**Written task**
Search the data for the word "this" and copy every line that contains it.

**Working data**

>> Start

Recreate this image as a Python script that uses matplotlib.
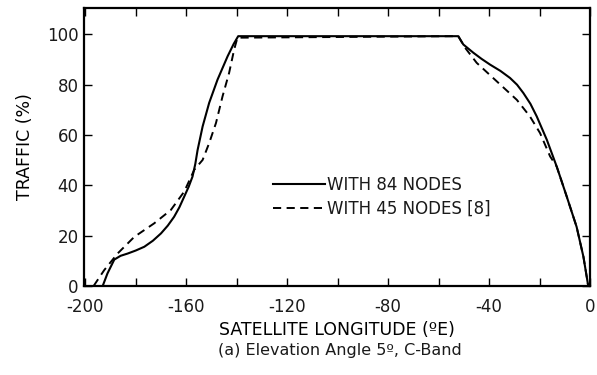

>> End
>> Start

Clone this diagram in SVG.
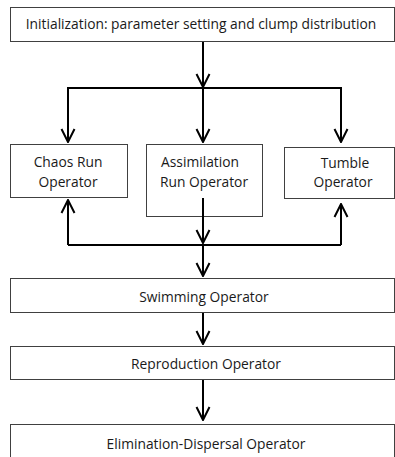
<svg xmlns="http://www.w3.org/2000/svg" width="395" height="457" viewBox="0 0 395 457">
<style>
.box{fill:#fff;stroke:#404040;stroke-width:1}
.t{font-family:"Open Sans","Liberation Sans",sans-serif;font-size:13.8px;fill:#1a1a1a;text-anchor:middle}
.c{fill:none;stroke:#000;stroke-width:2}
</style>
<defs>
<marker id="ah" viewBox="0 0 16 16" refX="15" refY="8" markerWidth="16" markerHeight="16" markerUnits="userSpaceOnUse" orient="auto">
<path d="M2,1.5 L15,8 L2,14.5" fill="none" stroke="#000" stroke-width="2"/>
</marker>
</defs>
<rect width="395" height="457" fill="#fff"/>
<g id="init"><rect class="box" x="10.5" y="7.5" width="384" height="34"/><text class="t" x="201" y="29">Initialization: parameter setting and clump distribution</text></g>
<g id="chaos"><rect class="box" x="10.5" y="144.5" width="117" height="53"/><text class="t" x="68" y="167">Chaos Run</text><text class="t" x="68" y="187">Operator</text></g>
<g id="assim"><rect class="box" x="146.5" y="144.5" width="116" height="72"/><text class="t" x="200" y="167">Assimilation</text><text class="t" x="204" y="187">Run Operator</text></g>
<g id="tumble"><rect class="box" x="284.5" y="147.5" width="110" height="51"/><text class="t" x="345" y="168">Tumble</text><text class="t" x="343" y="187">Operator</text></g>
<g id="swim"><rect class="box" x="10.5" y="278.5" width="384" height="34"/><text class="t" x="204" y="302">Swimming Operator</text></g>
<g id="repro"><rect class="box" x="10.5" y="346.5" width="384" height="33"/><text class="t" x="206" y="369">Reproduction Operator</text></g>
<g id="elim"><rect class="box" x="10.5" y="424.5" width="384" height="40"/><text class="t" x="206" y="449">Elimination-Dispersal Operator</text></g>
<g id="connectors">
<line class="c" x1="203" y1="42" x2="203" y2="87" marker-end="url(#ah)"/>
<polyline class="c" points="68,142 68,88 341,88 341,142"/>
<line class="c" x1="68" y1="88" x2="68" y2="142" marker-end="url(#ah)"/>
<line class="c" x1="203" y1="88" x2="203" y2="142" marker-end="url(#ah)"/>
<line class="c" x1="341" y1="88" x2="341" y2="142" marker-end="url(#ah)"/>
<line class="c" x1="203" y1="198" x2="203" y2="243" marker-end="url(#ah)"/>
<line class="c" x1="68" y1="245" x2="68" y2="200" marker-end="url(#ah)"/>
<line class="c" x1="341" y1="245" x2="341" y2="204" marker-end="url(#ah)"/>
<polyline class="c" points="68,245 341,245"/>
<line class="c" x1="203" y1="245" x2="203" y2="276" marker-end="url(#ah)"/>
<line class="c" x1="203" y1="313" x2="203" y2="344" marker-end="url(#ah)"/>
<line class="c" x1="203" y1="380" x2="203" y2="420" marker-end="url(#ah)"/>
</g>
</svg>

>> End

**Final result**
Recreate this image as a Python script that uses matplotlib.
Clone this diagram in SVG.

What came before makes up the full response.